Task brief:
Output the lines from the top of the entries below to the line with "const half = (H - MT - MB) / cats.length / 2;", both included, exactly and without pictures.

* * * * *

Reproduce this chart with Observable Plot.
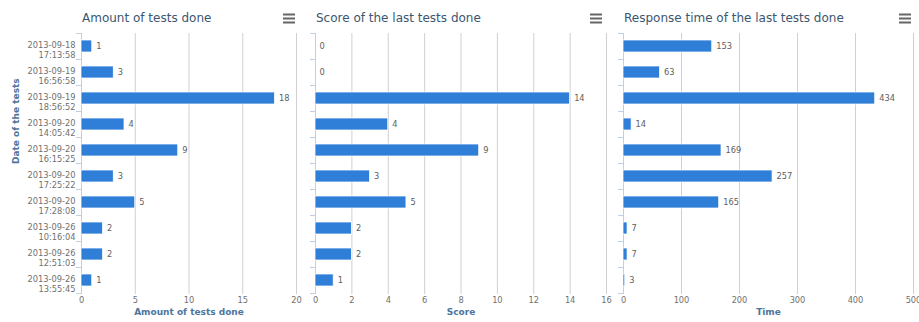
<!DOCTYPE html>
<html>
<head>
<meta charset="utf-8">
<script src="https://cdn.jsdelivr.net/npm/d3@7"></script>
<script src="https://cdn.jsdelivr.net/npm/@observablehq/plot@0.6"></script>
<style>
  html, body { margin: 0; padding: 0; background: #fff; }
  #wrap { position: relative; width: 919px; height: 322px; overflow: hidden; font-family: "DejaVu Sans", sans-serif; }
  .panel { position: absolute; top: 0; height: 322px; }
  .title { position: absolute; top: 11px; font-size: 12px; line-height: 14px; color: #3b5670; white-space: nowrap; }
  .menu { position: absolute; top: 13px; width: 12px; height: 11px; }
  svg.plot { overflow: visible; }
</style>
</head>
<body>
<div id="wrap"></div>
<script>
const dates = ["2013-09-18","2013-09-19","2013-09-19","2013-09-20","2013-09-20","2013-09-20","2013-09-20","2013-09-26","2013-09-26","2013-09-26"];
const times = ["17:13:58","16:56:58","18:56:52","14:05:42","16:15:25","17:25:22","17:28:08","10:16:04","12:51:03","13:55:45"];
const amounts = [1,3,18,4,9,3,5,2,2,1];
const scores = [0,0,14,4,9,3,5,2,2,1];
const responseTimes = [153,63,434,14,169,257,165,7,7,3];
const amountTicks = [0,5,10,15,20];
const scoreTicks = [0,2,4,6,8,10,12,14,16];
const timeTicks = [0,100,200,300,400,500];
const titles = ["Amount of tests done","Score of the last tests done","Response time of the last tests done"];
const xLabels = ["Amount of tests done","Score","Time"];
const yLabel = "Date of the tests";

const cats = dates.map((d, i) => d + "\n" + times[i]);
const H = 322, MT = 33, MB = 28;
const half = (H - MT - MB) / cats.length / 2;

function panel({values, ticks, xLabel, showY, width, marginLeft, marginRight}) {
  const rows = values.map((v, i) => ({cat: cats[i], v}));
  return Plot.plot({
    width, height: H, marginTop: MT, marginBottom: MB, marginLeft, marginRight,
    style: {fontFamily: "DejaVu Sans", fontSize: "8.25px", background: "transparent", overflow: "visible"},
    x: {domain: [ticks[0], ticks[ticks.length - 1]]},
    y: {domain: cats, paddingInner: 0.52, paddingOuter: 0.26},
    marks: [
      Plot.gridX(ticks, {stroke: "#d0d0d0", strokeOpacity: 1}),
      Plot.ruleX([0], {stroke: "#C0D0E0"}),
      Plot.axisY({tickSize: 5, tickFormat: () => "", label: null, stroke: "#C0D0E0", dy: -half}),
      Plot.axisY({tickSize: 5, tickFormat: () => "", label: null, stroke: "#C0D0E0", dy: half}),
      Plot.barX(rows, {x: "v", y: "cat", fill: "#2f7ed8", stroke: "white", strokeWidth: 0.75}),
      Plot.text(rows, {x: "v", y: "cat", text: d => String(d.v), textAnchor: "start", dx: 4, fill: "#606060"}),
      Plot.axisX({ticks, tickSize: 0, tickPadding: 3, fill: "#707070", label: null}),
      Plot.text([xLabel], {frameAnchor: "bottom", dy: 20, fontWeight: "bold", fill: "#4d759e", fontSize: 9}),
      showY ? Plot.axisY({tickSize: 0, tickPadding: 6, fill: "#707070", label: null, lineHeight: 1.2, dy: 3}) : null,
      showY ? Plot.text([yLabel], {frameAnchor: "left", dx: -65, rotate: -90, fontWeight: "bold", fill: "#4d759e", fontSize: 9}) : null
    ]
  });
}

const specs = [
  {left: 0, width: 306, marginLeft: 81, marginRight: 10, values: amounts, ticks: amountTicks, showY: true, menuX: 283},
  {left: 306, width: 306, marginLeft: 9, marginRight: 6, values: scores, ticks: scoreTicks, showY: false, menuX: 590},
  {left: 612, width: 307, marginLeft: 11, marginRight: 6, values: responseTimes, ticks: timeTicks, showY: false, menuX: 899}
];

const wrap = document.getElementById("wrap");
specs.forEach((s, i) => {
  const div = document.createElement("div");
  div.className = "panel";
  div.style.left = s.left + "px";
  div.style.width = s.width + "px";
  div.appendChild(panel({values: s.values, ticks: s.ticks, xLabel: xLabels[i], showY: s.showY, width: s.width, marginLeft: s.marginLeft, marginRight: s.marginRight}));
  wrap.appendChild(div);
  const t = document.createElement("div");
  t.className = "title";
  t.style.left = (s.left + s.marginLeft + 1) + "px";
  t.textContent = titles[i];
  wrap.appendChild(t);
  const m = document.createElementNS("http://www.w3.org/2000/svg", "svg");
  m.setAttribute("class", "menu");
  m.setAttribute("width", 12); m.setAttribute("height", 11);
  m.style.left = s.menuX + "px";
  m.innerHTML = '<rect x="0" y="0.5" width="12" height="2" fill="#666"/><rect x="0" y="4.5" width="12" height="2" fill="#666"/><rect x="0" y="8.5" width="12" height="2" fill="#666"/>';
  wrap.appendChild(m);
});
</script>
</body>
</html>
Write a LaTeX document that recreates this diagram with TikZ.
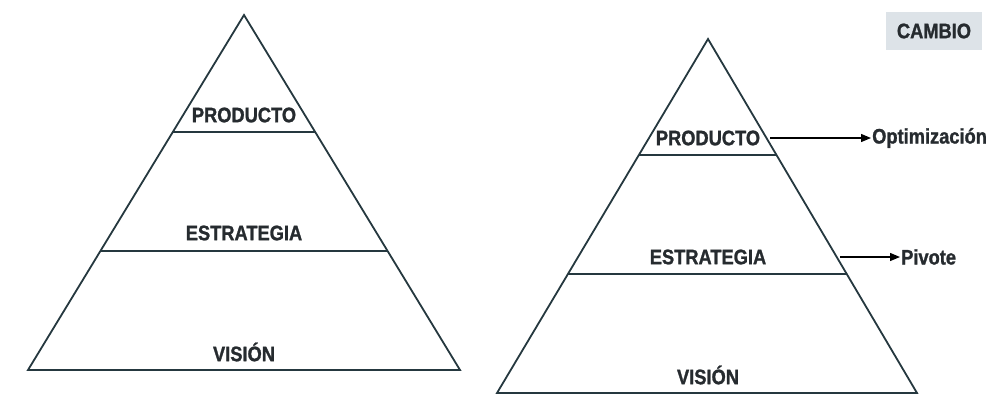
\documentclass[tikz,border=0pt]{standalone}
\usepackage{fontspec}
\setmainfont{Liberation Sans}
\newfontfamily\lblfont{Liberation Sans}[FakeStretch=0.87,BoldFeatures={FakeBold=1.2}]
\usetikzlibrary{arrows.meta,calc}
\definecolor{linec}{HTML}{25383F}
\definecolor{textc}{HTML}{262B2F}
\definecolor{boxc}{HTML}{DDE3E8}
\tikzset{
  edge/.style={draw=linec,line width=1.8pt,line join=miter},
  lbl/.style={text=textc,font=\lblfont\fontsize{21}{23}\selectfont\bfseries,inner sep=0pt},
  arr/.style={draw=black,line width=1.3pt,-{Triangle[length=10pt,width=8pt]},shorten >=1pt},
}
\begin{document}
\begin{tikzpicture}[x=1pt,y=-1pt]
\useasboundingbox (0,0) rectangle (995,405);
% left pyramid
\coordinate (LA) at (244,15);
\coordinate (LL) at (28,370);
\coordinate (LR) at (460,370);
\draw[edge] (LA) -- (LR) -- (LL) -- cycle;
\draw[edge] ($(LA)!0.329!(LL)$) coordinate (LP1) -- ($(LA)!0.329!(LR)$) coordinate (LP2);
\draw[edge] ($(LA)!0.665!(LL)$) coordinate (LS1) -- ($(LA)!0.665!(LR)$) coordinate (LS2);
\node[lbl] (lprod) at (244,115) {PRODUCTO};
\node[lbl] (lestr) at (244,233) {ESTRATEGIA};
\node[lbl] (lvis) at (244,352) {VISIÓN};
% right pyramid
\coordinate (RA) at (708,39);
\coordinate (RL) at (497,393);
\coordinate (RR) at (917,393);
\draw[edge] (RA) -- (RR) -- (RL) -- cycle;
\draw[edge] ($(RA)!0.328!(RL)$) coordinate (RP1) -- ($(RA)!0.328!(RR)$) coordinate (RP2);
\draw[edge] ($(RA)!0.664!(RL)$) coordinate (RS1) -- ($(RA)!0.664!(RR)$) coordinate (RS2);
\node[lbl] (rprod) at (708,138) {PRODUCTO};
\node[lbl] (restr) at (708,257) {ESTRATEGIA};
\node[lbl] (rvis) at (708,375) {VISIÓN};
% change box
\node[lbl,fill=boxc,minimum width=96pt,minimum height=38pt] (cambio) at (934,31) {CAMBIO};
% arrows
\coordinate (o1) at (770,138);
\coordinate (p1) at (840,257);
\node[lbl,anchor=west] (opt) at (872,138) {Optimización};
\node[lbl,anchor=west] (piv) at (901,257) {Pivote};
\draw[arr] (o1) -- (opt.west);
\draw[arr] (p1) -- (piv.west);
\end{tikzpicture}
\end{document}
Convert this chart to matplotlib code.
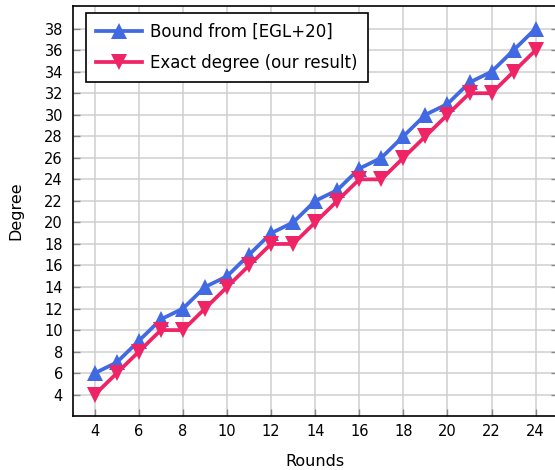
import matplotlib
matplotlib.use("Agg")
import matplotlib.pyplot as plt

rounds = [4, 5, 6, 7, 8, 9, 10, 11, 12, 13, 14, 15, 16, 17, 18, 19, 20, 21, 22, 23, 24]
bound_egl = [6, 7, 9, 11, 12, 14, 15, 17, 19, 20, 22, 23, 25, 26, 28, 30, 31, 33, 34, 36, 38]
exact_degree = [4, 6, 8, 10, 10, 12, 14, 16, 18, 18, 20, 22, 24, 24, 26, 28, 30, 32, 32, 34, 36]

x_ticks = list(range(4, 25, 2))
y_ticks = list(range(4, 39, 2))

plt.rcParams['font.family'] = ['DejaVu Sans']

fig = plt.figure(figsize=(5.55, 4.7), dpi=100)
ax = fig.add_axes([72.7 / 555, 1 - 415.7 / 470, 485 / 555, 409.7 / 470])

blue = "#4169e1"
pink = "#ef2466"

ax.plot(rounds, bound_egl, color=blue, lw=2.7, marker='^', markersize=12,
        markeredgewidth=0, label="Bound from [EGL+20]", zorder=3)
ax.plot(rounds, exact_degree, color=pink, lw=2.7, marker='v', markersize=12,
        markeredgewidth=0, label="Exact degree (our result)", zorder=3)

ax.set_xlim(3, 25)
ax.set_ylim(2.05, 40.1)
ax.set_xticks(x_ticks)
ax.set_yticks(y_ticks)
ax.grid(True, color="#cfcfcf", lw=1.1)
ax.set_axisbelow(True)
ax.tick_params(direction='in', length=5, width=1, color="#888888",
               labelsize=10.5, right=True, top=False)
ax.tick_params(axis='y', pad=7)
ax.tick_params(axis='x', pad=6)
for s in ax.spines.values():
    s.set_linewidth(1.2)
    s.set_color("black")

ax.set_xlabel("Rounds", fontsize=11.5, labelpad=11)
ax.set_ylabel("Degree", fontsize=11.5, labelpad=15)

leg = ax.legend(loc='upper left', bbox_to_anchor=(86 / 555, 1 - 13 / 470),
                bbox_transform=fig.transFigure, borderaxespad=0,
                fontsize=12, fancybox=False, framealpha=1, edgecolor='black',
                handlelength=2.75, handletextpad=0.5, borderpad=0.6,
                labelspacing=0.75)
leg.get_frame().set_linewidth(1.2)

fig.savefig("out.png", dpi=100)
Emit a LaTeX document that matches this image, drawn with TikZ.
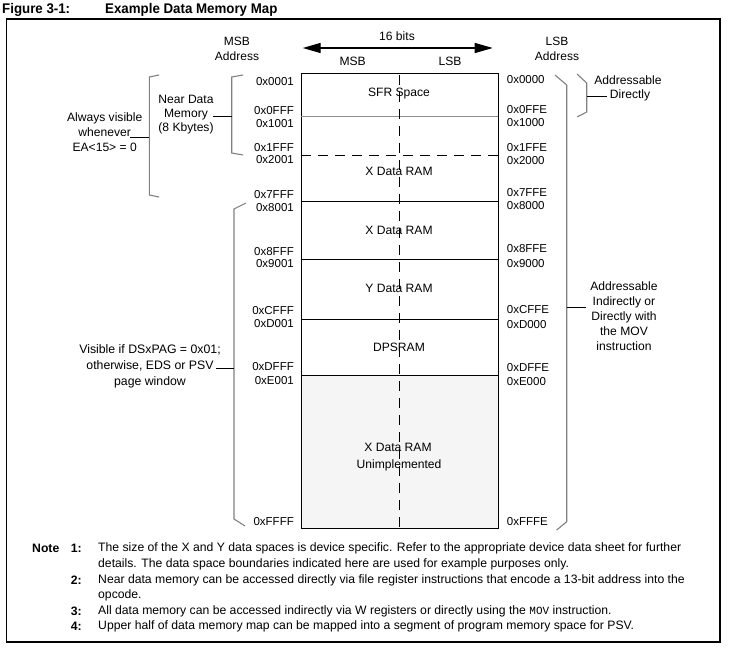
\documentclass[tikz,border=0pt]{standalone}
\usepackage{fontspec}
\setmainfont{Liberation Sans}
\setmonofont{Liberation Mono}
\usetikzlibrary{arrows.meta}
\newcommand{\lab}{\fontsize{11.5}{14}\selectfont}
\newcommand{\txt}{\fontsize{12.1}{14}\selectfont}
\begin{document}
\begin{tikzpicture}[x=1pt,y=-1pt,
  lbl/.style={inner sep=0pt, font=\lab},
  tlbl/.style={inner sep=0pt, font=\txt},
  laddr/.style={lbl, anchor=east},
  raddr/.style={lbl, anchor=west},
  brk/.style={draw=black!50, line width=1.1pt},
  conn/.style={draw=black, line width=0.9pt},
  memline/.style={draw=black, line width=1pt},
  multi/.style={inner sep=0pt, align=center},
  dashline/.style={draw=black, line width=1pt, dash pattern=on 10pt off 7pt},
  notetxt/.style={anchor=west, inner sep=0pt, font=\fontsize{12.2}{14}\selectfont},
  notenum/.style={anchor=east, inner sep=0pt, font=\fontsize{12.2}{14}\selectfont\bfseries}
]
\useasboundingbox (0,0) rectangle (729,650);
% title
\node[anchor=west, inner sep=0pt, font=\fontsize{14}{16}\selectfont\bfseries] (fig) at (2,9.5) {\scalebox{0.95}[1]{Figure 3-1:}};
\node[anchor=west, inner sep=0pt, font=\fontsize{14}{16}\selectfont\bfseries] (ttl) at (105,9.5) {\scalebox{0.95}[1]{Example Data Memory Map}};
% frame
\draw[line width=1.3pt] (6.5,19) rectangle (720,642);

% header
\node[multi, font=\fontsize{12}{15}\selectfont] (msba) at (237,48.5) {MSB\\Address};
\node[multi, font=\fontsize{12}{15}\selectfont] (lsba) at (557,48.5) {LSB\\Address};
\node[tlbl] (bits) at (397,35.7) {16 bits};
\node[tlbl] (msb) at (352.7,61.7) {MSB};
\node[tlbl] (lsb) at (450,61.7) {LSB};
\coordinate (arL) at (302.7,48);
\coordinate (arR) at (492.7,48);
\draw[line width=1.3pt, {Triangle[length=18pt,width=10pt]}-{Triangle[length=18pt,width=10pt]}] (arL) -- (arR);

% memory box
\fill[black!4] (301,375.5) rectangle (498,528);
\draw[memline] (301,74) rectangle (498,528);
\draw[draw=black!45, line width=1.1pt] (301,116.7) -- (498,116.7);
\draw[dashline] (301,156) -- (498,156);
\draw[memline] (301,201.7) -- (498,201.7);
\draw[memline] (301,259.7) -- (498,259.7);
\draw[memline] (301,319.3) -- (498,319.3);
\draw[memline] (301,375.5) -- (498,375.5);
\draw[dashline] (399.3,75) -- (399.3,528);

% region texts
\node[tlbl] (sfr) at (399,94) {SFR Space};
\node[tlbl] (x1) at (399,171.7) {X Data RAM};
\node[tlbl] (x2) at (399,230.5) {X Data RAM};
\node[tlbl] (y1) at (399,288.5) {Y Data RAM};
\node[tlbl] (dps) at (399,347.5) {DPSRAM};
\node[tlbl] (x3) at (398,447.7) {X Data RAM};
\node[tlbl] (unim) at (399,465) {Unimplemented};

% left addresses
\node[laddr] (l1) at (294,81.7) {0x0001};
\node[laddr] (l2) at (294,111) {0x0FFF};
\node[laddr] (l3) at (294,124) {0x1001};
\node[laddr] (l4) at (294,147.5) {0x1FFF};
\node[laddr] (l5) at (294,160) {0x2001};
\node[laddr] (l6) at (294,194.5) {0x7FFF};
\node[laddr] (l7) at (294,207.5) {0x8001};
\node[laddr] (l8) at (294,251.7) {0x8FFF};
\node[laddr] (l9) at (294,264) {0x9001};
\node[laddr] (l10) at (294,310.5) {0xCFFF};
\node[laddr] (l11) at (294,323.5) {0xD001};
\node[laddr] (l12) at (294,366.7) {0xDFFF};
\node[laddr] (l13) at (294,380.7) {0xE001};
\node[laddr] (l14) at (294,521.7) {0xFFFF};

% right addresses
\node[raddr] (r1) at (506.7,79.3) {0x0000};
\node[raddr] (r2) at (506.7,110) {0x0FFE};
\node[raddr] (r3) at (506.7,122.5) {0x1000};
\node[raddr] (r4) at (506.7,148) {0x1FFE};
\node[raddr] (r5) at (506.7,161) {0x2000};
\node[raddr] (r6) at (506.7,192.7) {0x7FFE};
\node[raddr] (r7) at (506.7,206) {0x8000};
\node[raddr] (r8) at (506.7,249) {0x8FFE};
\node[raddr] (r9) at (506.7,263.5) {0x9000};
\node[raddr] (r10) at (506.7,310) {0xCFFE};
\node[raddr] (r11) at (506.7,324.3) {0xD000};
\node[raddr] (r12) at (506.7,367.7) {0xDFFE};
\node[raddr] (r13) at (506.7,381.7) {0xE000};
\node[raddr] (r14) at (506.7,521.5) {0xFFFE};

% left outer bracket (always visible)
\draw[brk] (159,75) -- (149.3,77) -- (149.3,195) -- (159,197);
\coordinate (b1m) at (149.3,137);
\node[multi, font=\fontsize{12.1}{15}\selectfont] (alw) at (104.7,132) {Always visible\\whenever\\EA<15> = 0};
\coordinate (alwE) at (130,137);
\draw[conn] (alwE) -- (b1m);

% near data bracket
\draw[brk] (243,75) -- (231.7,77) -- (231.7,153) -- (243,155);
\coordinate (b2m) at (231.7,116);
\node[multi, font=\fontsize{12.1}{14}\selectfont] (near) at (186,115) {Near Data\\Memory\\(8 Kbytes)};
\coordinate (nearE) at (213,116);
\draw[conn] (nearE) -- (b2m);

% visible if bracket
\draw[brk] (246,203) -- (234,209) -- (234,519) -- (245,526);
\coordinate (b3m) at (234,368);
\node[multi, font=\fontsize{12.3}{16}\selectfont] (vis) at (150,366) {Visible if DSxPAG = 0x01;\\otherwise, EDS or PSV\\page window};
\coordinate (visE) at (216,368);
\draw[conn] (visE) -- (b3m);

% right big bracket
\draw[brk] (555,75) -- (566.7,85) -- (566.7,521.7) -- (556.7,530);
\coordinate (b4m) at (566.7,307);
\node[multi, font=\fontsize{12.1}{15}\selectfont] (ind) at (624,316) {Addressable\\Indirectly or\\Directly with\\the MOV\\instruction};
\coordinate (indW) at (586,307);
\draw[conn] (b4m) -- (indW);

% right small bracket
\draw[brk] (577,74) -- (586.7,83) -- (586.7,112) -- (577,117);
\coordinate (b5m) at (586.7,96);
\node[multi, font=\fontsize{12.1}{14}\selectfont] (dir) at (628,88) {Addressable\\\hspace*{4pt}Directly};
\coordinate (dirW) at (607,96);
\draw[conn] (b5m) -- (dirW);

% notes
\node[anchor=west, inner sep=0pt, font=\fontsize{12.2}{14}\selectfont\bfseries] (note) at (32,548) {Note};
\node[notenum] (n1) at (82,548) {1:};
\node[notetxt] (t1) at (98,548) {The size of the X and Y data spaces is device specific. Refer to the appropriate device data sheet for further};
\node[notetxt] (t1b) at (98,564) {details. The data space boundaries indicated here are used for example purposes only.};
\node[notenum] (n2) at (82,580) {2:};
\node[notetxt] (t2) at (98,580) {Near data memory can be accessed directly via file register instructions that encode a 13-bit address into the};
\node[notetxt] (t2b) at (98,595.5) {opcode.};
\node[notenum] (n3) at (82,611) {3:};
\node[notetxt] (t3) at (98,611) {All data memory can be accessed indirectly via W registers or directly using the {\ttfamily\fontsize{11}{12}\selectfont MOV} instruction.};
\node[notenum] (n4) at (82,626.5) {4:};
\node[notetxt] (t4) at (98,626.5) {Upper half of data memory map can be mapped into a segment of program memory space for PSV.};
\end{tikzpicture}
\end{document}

* * * * *

Written response:
Reproduce this chart with Observable Plot.
<!DOCTYPE html>
<html>
<head>
<meta charset="utf-8">
<script src="https://cdn.jsdelivr.net/npm/d3@7"></script>
<script src="https://cdn.jsdelivr.net/npm/@observablehq/plot@0.6"></script>
<style>
  html, body { margin: 0; padding: 0; background: #fff; }
  #wrap { position: relative; width: 919px; height: 322px; overflow: hidden; font-family: "DejaVu Sans", sans-serif; }
  .panel { position: absolute; top: 0; height: 322px; }
  .title { position: absolute; top: 11px; font-size: 12px; line-height: 14px; color: #3b5670; white-space: nowrap; }
  .menu { position: absolute; top: 13px; width: 12px; height: 11px; }
  svg.plot { overflow: visible; }
</style>
</head>
<body>
<div id="wrap"></div>
<script>
const dates = ["2013-09-18","2013-09-19","2013-09-19","2013-09-20","2013-09-20","2013-09-20","2013-09-20","2013-09-26","2013-09-26","2013-09-26"];
const times = ["17:13:58","16:56:58","18:56:52","14:05:42","16:15:25","17:25:22","17:28:08","10:16:04","12:51:03","13:55:45"];
const amounts = [1,3,18,4,9,3,5,2,2,1];
const scores = [0,0,14,4,9,3,5,2,2,1];
const responseTimes = [153,63,434,14,169,257,165,7,7,3];
const amountTicks = [0,5,10,15,20];
const scoreTicks = [0,2,4,6,8,10,12,14,16];
const timeTicks = [0,100,200,300,400,500];
const titles = ["Amount of tests done","Score of the last tests done","Response time of the last tests done"];
const xLabels = ["Amount of tests done","Score","Time"];
const yLabel = "Date of the tests";

const cats = dates.map((d, i) => d + "\n" + times[i]);
const H = 322, MT = 33, MB = 28;
const half = (H - MT - MB) / cats.length / 2;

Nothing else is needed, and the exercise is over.